Despite the fact that no contract exists between Amtrak or any other entity to actually use the facility, city officials are ready to show off the new $44 million Niagara Falls International Railway and Intermodal Transportation Center to the public.
A “sneak preview” of the new train station will be held from 11 a.m. to 4 p.m. on Saturday at its Whirlpool Street location in the city’s North End.
Hosted by Niagara Falls Mayor Paul Dyster and acting City Planner Tom DeSantis – who led the charge to develop the new train station – the general public is invited for a “free self-guided tour” of the new, albeit empty, building.
Although the station is new and clean and the railroad tracks are just outside the station there won’t be any trains arriving or departing.
However children can watch toy trains that will be set up for the occasion.
City officials have not announced when the train station will begin regular operations, but it will certainly not be before a contract with Amtrak is signed, which to date hasn’t happened.
Contracts are also needed with U.S. Customs and the Underground Railroad Heritage Commission who the city has sadi will occupy a portion of the building.
Neither the railroad nor the other entities has seemed ready to commit to using the facility.
Likewise, no tenants have been found willing to rent part or all of the 4,600-squarefoot retail space, located to the left of the station’s main entrance.
The main entrance itself consists of a two-story glass structure with a terrazzo floor atrium designed to mirror the colors of crashing water at Niagara Falls.
According to a news release put out by the city, “The space functions as a public area, welcoming individuals catching a train, grabbing a bite or attending the Underground Railroad Interpretive Center’s museum.”
As of now the building is empty. Critics, including this newspaper, have said that the spending of $44 million of taxpayer money on a 22,000 square train station for a city that lacks the demand for such a facility suggests that the train station will be mostly empty all the time.
Annual ridership at the current Niagara Falls train station was 31,831 in 2015, according to Amtrak. That is an average of 87 passengers per day (about 43 coming and going).
Part of the reason Amtrak may not have agreed to lease space in the new train station is that it is 10 times larger than what published Amtrak guidelines call for based on ridership figures.
Since 1978, Amtrak officials have used about 800 square feet on Willard Avenue near Lockport Road.
Peak traffic at the present Niagara Falls station averages not more than 30 passengers during an hour. The present waiting room, about the size of a dentist’s office, never lacks for seating, with 15 people getting on a train as another 15 disembark, plus the people who come to meet and drop off riders.

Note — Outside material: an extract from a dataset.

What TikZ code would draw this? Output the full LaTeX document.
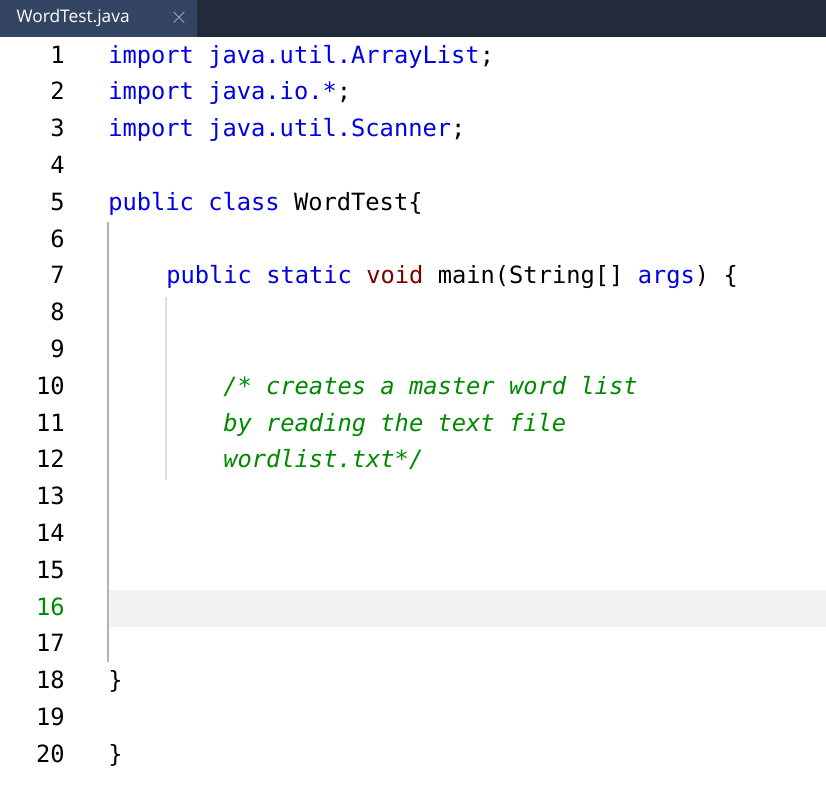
\documentclass[tikz,border=0pt]{standalone}
\usepackage{fontspec}
\setmonofont{DejaVu Sans Mono}
\newfontfamily\tabfont{Open Sans}
\begin{document}
\begin{tikzpicture}[x=0.75pt,y=-0.75pt,
 code/.style={anchor=base west,inner sep=0pt,font=\ttfamily\fontsize{17.8pt}{20pt}\selectfont},
 num/.style={anchor=base east,inner sep=0pt,font=\ttfamily\fontsize{17.8pt}{20pt}\selectfont}]
\definecolor{kw}{HTML}{0000E6}
\definecolor{vd}{HTML}{7A0000}
\definecolor{cm}{HTML}{008A00}
\definecolor{bar}{HTML}{222B3A}
\definecolor{tabc}{HTML}{344563}
\definecolor{xc}{HTML}{AAB2BE}
\definecolor{hl}{HTML}{F2F2F2}
\useasboundingbox (0,0) rectangle (826,796);
\fill[white] (0,0) rectangle (826,796);
\fill[bar] (0,0) rectangle (826,37);
\fill[tabc] (0,0) rectangle (197,37);
\node[anchor=west,text=white,font=\tabfont\fontsize{13pt}{15pt}\selectfont] (tab) at (12,18) {WordTest.java};
\node[text=xc,font=\fontsize{16pt}{16pt}\selectfont] (x) at (179,18) {$\times$};
\fill[hl] (108,590) rectangle (826,627);
\draw[gray!60,line width=1.2pt] (108,222) -- (108,662);
\draw[gray!25,line width=1pt] (166,297) -- (166,480);
\foreach \i in {1,...,20}{
 \pgfmathsetmacro\yy{63+(\i-1)*36.8}
 \ifnum\i=16 \node[num,text=cm] at (65,\yy) {\i};\else\node[num] at (65,\yy) {\i};\fi}
\newcommand\ly[1]{63+(#1-1)*36.8}
\node[code] (l1) at (108,{\ly{1}}) {\textcolor{kw}{import java.util.ArrayList};};
\node[code] (l2) at (108,{\ly{2}}) {\textcolor{kw}{import java.io.*};};
\node[code] (l3) at (108,{\ly{3}}) {\textcolor{kw}{import java.util.Scanner};};
\node[code] (l5) at (108,{\ly{5}}) {\textcolor{kw}{public class} WordTest\{};
\node[code] (l7) at (166,{\ly{7}}) {\textcolor{kw}{public static} \textcolor{vd}{void} main(String[] \textcolor{kw}{args}) \{};
\node[code,text=cm] (l10) at (223,{\ly{10}}) {\itshape /* creates a master word list};
\node[code,text=cm] (l11) at (223,{\ly{11}}) {\itshape by reading the text file};
\node[code,text=cm] (l12) at (223,{\ly{12}}) {\itshape wordlist.txt*/};
\node[code] (l18) at (108,{\ly{18}}) {\}};
\node[code] (l20) at (108,{\ly{20}}) {\}};
\end{tikzpicture}
\end{document}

Dyster and DeSantis stressed that only a relatively small part of the $44 million was paid for by city taxpayers. Most of it was paid for by state taxpayers and federal taxpayers.
They have also not disclosed estimates of maintenance and operational costs will city taxpayers will fund.
Presently, Niagara Falls taxpayers pay nothing for the Amrak station. Amtrak pays expenses for its modest station.
City taxpayers will pay for security, janitorial and cleaning services, window cleaning, escalator maintenance, HVAC maintenance, plumbing & electrical, maintenance and repair for buildings and grounds, utilities – heat, water, electric, supplies, and planning, supervision, and other costs.
In studies available online, operational costs are calculated by annual cost per square foot.
The newly renovated Union Depot Intermodal Transportation Center in St. Paul was estimated to cost $40 per square foot per year to operate. The Anaheim Regional Transportation Intermodal Center was estimated to cost $53.71 per square foot per year.
Taking the lower figure of $40 per square foot cost, the Niagara Falls Intermodal will cost $885,721 per year.
If a contract is reached with Amtrak, the federally subsidized and regulated company will pay an estimated $50,000 per year.
US Customs will not be required to pay rent.
An Underground Railroad exhibit will occupy a potion of the fitst floor in the adjacent old Custom House. It is a not for profit and based on demand for visitors to an exhibit may not be able to pay much rent at all.
That leaves about $800,000 to be paid by city taxpayers this year and every year no matter how few riders appear at the station.
“This (train station) is designed for 75 or 100 years in the future, and I’m guessing that long before you get to 50 years, this will seem cramped, in terms of the people going through it,” DeSantis told the Buffalo News in an interview this week.
Will trains be a major form of travel in the future as they were in the past? Will there even be passenger rail service 50 or 100 years in the future?
Amtrak has been cutting lines and closing ticket offices in recent years rather than adding them. Since its founding in 1971, the heavily taxpayer subsidized railroad has never turned a profit, and billions of federal tax dollars are all that has kept the trains rolling.